Nearly six months ago it seemed that dealmaking was done for the year as companies pulled back, needing to manage their own businesses during trying times rather than think about acquiring others.

Soon after the onset of the coronavirus pandemic — and the sharp economic contraction and stock market crash it caused — even already announced deals were in jeopardy. Some deals, such as Sycamore Partners’ plan to buy a majority stake in L Brands-owned Victoria’s Secret, fell apart.

As for new deals, would-be acquirers paused, not wanting to take on too much risk. Meanwhile, potential targets, seeing their stock values plunge, rushed to protect themselves from hostile bids by implementing poison pills.

But it wasn’t just the economic climate that made deal activity come to a halt. Shelter-in-place orders, which forced many employees to work-from-home, made deal-making seem logistically impossible. Meetings conducted on Zoom instead of in person seemed unlikely to help deal-making, not to mention the difficulty of conducting due diligence remotely.

 That hesitancy is apparent in the numbers: data from Goldman Sachs showed that M&A activity at the conclusion of the second quarter was down 51% year-over-year.

But while many assumed that deal activity would cease for the year, well-positioned companies began to sense opportunities and act on them.

Colin Ryan, managing director at Goldman Sachs, says of the pickup in M&A activity we’ve seen over the past two months: “While we were seeing plenty of boards and companies focus on their balance sheet, we were also getting a lot of in bounds from companies saying, ‘OK now I’m in a position of strength. Now is my opportunity to make some waves. How soon can I start to enter dialogue from an M&A point of view?’”

Some of that opportunity dissipated when markets swiftly swung back from their March lows, providing fewer discounts for acquirers. But with interest already piqued and buyers realising that interest rates are likely to be lower for longer, companies have proven still been willing to make bids. There were seven deals announced since 1 July greater than $10bn each, according to Dealogic.

Some of those big deals include Teladoc Health agreeing to an $18.5bn merger with Livongo Health and Intercontinental Exchange, the owner of the New York Stock Exchange, buying Ellie Mae for $11bn from Thoma Bravo.

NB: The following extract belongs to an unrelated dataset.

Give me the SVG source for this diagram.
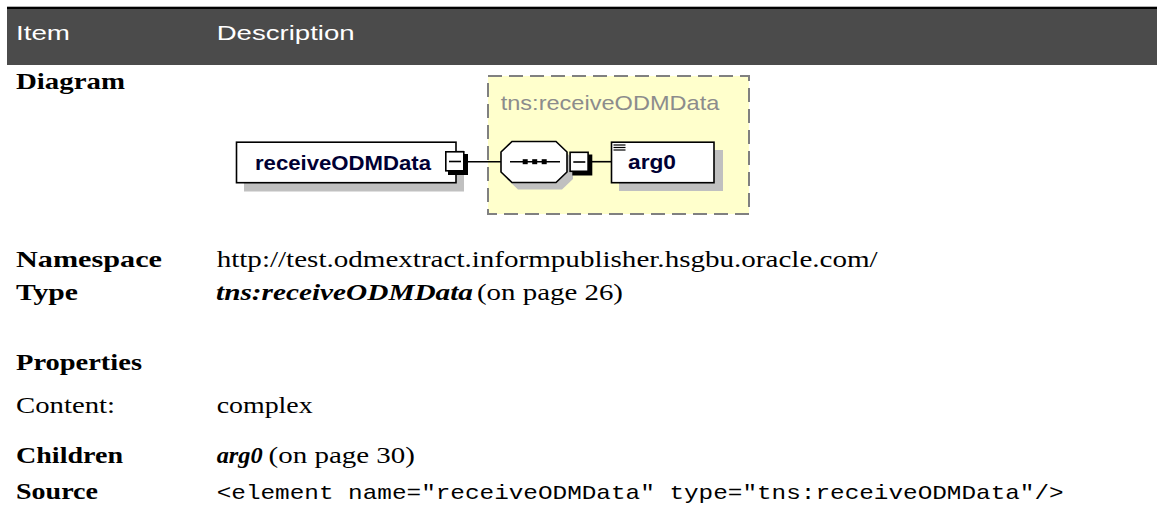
<svg xmlns="http://www.w3.org/2000/svg" width="1161" height="525" viewBox="0 0 1161 525">
<style>
.hd{font-family:"Liberation Sans",Arial,sans-serif;font-size:21px;fill:#ffffff}
.lb{font-family:"Liberation Serif","Times New Roman",serif;font-size:22.5px;font-weight:bold;fill:#000}
.tx{font-family:"Liberation Serif","Times New Roman",serif;font-size:22.5px;fill:#000}
.bi{font-family:"Liberation Serif","Times New Roman",serif;font-size:22.5px;font-weight:bold;font-style:italic;fill:#000}
.mono{font-family:"Liberation Mono","Courier New",monospace;font-size:21px;fill:#000}
.nm{font-family:"Liberation Sans",Arial,sans-serif;font-size:21px;font-weight:bold;fill:#000033}
.box{fill:#fff;stroke:#000;stroke-width:1.6}
.shd{fill:#c0c0c0}
.ln{stroke:#000;stroke-width:1.6;fill:none}
</style>
<defs>
<g id="minus">
<rect x="3" y="3" width="20" height="21" fill="#000"/>
<rect x="0.8" y="0.8" width="18" height="19" fill="#fff" stroke="#000" stroke-width="1.6"/>
<line x1="4" y1="10.5" x2="16" y2="10.5" stroke="#000" stroke-width="1.6"/>
</g>
</defs>
<rect width="1161" height="525" fill="#fff"/>
<g id="header">
<rect x="7" y="6.7" width="1150" height="2.6" fill="#000"/>
<rect x="7" y="9" width="1150" height="56" fill="#4b4b4b"/>
<text class="hd" x="16" y="40" textLength="54" lengthAdjust="spacingAndGlyphs">Item</text>
<text class="hd" x="216.7" y="40" textLength="138" lengthAdjust="spacingAndGlyphs">Description</text>
</g>
<g id="labels">
<text class="lb" x="16" y="89" textLength="109" lengthAdjust="spacingAndGlyphs">Diagram</text>
<text class="lb" x="16" y="266.7" textLength="146" lengthAdjust="spacingAndGlyphs">Namespace</text>
<text class="tx" x="216.7" y="266.7" textLength="661" lengthAdjust="spacingAndGlyphs">http://test.odmextract.informpublisher.hsgbu.oracle.com/</text>
<text class="lb" x="16" y="300" textLength="62" lengthAdjust="spacingAndGlyphs">Type</text>
<text class="bi" x="216" y="300" textLength="257" lengthAdjust="spacingAndGlyphs">tns:receiveODMData</text>
<text class="tx" x="477" y="300" textLength="146" lengthAdjust="spacingAndGlyphs">(on page 26)</text>
<text class="lb" x="16" y="370" textLength="126" lengthAdjust="spacingAndGlyphs">Properties</text>
<text class="tx" x="16" y="413" textLength="99" lengthAdjust="spacingAndGlyphs">Content:</text>
<text class="tx" x="216.7" y="413" textLength="96" lengthAdjust="spacingAndGlyphs">complex</text>
<text class="lb" x="16" y="463" textLength="107" lengthAdjust="spacingAndGlyphs">Children</text>
<text class="bi" x="216.7" y="463" textLength="46" lengthAdjust="spacingAndGlyphs">arg0</text>
<text class="tx" x="268.5" y="463" textLength="146.5" lengthAdjust="spacingAndGlyphs">(on page 30)</text>
<text class="lb" x="16" y="499" textLength="82" lengthAdjust="spacingAndGlyphs">Source</text>
<text class="mono" x="216.7" y="499" textLength="847" lengthAdjust="spacingAndGlyphs">&lt;element name="receiveODMData" type="tns:receiveODMData"/&gt;</text>
</g>
<g id="complexType">
<rect x="488" y="76" width="261" height="138" fill="#ffffcc" stroke="#808080" stroke-width="2" stroke-dasharray="14 7"/>
<text x="500.7" y="110" font-family="Liberation Sans, Arial, sans-serif" font-size="21" fill="#8c8c8c" textLength="218.6" lengthAdjust="spacingAndGlyphs">tns:receiveODMData</text>
</g>
<g id="connectors">
<line class="ln" x1="467" y1="161.7" x2="501" y2="161.7"/>
<line class="ln" x1="591" y1="161.7" x2="611" y2="161.7"/>
</g>
<g id="node-receiveODMData">
<rect class="shd" x="244" y="150.5" width="220" height="41"/>
<rect class="box" x="236.5" y="142.2" width="219.5" height="40.5"/>
<text class="nm" x="255" y="170" textLength="176" lengthAdjust="spacingAndGlyphs">receiveODMData</text>
<use href="#minus" x="445" y="151"/>
</g>
<g id="node-sequence">
<polygon class="shd" points="518,148.5 562,148.5 573,159 573,179 562,189.5 518,189.5 507,179 507,159"/>
<polygon class="box" points="512,141.5 556,141.5 567,152 567,172 556,182.5 512,182.5 501,172 501,152"/>
<line class="ln" x1="510" y1="161.7" x2="560" y2="161.7"/>
<rect x="522.7" y="159.2" width="5" height="5" fill="#000"/>
<rect x="532.2" y="159.2" width="5" height="5" fill="#000"/>
<rect x="541.7" y="159.2" width="5" height="5" fill="#000"/>
<use href="#minus" x="569.3" y="151.5"/>
</g>
<g id="node-arg0">
<rect class="shd" x="619" y="150" width="104" height="41"/>
<rect class="box" x="611.5" y="142.2" width="102.5" height="40.5"/>
<line x1="613.5" y1="145" x2="625.5" y2="145" stroke="#000" stroke-width="1.2"/>
<line x1="613.5" y1="147.5" x2="625.5" y2="147.5" stroke="#000" stroke-width="1.2"/>
<line x1="613.5" y1="150" x2="625.5" y2="150" stroke="#000" stroke-width="1.2"/>
<text class="nm" x="628" y="169" textLength="48" lengthAdjust="spacingAndGlyphs">arg0</text>
</g>
</svg>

Some of the dynamics of deals have changed while markets remain uncertain. Namely, Ryan has been noticing that stock is increasingly being used to get deals done. The thinking on the companies’ side is: “Rather than having to make a decision to cash out today, why don’t we ride the upside together and pay a more modest premium in a stock deal, but you get to participate in the benefits of the consolidation,” Ryan says.

But these types of tie-ups only work when there’s familiarity on both sides of the transaction. Companies have been hesitant to engage with leadership teams they don’t know since meetings are taking place remotely. On the flip side, because some deals are happening with people who already know each other, the process has become even more efficient despite — or because of — travel restrictions.

“I think what you’re seeing right now is the M&A market is very strong because the people who are doing deals are doing them with people that they know,” Ryan said. “I think it is tougher to find that next deal where you’ve never met the CEO before.”

And deal activity is expected to remain robust for the rest of the year. The IPO market has also proven to be strong, which forces acquirers to consider a bid before companies go public to avoid the hurdles of acquiring publicly traded companies.

The election may also prove to be a catalyst as companies try to get ahead of whatever outcome they sense coming from the election — whether it be changes to taxes or regulation.

Ryan says: “We are certainly seeing owners ask the question, ‘Should I go out and seek liquidity? Even if I might forego a little price on the top end to get deals done in a tax efficient manner now, versus wait a year and find out that I may have gotten a higher headline price but I have to pay more in capital gains.”

One way or another, it’s proven not to be a boring year for M&A.